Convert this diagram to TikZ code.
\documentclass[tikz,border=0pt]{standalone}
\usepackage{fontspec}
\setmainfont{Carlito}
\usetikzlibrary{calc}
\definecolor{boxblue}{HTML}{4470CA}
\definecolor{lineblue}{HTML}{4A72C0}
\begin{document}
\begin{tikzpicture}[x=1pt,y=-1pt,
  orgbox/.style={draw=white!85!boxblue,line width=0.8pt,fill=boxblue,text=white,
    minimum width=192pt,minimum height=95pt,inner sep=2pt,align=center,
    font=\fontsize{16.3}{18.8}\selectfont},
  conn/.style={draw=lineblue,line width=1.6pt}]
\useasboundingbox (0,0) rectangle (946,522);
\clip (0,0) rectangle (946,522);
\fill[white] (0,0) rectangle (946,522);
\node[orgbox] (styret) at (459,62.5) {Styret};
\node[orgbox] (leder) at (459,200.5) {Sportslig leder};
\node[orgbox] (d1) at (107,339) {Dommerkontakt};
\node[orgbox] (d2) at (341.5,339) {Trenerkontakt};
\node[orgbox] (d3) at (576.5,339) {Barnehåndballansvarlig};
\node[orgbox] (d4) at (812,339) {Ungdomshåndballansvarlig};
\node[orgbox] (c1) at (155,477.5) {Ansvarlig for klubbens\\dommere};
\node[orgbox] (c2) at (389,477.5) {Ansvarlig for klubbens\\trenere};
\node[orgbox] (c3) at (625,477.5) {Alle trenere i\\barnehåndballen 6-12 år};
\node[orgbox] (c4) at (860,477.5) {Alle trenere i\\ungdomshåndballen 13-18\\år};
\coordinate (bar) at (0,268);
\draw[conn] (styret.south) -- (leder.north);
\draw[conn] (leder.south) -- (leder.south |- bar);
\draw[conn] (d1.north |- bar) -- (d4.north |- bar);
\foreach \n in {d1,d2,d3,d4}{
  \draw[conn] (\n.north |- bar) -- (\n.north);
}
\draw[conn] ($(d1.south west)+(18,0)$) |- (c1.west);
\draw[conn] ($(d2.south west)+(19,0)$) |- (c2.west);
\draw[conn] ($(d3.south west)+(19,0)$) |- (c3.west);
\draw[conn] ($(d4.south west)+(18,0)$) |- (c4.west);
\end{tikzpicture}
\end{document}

•••••

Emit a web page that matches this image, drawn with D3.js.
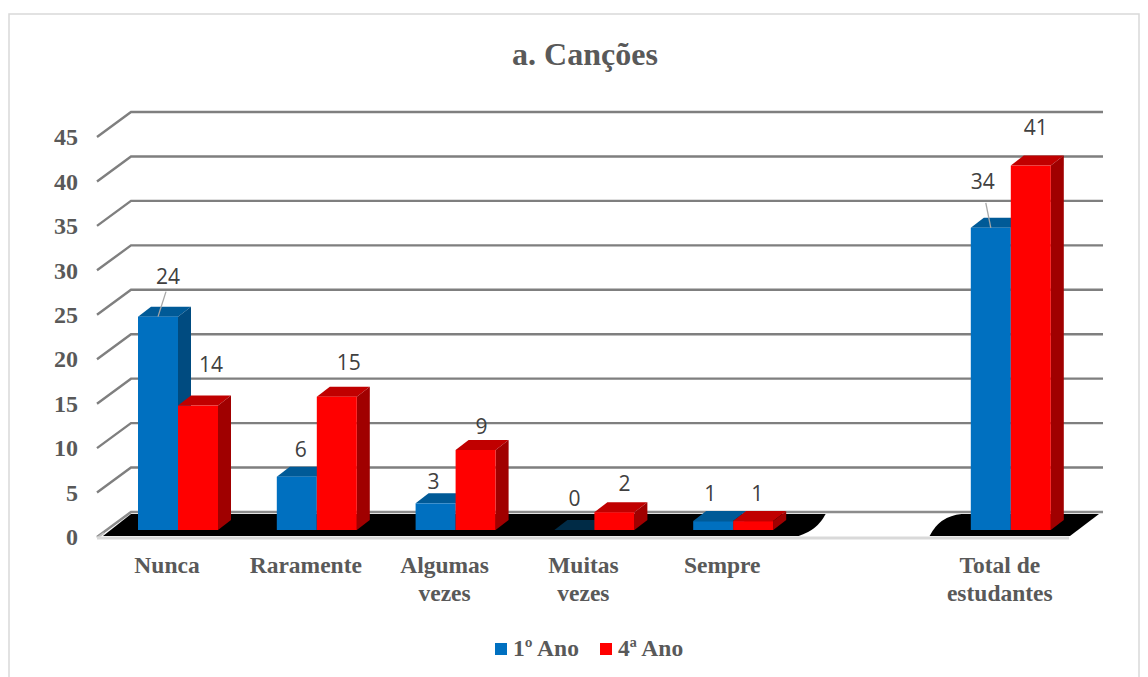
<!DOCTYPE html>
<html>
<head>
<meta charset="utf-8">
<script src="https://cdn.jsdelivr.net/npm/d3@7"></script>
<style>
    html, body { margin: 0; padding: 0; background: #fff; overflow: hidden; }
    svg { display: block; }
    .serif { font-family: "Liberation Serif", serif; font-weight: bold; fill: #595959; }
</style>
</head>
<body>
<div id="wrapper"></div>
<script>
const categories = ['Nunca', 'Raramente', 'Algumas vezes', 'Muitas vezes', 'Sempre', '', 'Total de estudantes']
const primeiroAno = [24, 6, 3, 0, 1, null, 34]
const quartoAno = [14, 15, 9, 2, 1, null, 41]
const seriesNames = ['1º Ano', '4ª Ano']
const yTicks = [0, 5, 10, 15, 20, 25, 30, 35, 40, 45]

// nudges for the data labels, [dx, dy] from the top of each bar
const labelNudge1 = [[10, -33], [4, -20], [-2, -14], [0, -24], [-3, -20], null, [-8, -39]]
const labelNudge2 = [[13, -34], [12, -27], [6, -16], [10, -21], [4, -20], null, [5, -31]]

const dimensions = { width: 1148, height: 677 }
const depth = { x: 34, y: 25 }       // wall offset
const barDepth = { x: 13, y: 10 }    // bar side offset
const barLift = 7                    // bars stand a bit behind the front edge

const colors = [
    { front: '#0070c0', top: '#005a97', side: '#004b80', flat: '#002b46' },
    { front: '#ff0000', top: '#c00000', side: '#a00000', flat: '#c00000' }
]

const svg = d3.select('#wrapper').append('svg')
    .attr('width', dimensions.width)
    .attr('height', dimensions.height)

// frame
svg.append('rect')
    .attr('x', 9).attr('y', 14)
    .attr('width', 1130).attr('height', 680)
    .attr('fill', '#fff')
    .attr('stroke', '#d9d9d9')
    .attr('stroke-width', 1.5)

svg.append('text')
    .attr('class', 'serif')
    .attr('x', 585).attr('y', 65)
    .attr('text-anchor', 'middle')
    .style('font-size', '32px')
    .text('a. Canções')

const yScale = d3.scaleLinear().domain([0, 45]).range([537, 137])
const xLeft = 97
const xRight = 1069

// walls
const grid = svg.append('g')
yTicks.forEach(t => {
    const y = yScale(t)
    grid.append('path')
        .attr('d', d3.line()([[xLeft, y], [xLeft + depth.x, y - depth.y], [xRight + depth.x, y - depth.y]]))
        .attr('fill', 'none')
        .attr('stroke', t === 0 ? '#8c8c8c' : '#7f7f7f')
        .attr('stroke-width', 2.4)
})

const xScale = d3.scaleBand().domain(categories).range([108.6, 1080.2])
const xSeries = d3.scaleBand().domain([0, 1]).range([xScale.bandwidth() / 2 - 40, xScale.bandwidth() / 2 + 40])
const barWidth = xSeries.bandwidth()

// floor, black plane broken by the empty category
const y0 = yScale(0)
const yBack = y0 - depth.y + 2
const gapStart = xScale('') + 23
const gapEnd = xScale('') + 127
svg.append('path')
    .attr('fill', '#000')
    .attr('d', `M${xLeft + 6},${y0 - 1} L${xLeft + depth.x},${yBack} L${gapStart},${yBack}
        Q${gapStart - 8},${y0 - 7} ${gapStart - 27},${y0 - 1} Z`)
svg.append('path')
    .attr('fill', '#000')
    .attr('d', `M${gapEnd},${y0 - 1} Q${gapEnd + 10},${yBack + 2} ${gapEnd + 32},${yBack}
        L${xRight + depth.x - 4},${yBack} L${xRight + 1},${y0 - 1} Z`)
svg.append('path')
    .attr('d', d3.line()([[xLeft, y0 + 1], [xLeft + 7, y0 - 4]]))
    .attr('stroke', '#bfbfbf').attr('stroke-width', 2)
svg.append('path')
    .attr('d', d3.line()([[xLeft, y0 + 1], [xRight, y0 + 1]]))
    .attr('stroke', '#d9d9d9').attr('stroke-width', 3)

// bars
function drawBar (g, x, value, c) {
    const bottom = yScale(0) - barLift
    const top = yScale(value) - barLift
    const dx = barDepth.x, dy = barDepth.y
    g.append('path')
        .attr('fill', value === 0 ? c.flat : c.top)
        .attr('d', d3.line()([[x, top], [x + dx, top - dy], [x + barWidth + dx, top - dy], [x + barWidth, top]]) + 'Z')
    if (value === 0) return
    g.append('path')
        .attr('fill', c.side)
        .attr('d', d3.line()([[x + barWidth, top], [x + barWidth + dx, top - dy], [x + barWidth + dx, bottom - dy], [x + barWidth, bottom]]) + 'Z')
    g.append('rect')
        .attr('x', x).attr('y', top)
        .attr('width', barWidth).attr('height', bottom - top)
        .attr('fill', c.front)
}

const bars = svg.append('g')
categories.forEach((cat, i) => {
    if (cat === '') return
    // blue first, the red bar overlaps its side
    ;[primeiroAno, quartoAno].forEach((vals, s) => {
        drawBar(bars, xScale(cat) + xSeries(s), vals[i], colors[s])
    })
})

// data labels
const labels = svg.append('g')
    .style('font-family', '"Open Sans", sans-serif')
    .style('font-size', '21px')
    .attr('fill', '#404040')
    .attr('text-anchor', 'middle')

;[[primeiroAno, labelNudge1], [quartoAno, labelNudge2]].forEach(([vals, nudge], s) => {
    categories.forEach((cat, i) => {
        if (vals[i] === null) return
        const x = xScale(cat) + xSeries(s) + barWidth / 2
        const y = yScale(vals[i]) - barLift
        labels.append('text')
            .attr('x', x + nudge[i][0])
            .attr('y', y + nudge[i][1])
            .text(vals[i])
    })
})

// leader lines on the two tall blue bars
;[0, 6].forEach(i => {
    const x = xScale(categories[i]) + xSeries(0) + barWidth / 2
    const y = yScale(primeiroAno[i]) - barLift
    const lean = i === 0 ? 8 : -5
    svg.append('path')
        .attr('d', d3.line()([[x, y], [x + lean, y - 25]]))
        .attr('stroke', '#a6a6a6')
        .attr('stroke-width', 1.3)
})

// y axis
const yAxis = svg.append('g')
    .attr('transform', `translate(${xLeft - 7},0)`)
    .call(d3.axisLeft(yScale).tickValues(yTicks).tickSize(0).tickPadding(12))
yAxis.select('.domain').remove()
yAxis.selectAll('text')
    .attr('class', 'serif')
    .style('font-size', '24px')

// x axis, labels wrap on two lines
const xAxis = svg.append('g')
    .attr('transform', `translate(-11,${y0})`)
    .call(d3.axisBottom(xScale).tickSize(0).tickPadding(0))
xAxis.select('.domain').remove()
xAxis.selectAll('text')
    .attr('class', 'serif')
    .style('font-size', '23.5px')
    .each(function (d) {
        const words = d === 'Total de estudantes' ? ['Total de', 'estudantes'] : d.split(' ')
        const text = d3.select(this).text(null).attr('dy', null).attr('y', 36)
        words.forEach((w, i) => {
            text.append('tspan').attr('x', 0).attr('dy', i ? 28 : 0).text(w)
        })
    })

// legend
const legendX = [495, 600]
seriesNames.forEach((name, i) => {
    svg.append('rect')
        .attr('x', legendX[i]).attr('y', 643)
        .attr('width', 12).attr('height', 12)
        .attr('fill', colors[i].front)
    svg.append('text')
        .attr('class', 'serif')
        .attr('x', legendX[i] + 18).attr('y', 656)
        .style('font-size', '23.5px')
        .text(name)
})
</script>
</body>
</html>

•••••

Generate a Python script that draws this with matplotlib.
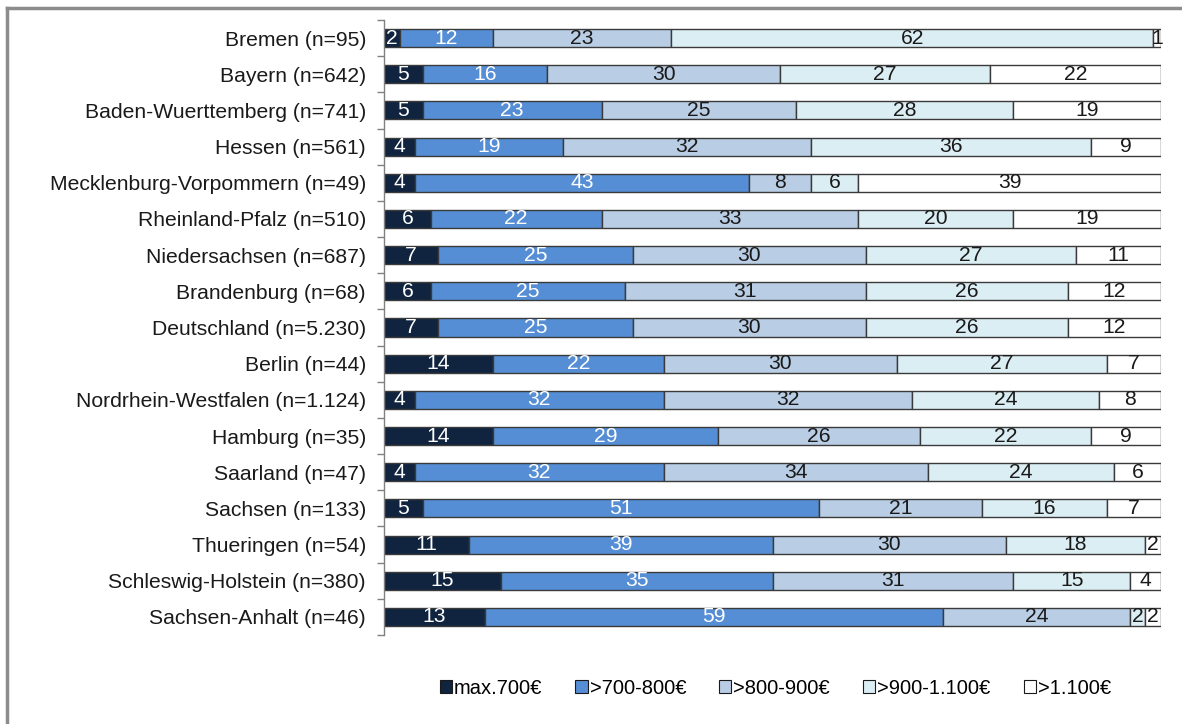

•••••

Above are some records; extract exactly the lines from the one containing "Emit a web page" through the one containing "null, [5, -31]]" and drop the pictures.

Emit a web page that matches this image, drawn with D3.js.
<!DOCTYPE html>
<html>
<head>
<meta charset="utf-8">
<script src="https://cdn.jsdelivr.net/npm/d3@7"></script>
<style>
    html, body { margin: 0; padding: 0; background: #fff; overflow: hidden; }
    svg { display: block; }
    .serif { font-family: "Liberation Serif", serif; font-weight: bold; fill: #595959; }
</style>
</head>
<body>
<div id="wrapper"></div>
<script>
const categories = ['Nunca', 'Raramente', 'Algumas vezes', 'Muitas vezes', 'Sempre', '', 'Total de estudantes']
const primeiroAno = [24, 6, 3, 0, 1, null, 34]
const quartoAno = [14, 15, 9, 2, 1, null, 41]
const seriesNames = ['1º Ano', '4ª Ano']
const yTicks = [0, 5, 10, 15, 20, 25, 30, 35, 40, 45]

// nudges for the data labels, [dx, dy] from the top of each bar
const labelNudge1 = [[10, -33], [4, -20], [-2, -14], [0, -24], [-3, -20], null, [-8, -39]]
const labelNudge2 = [[13, -34], [12, -27], [6, -16], [10, -21], [4, -20], null, [5, -31]]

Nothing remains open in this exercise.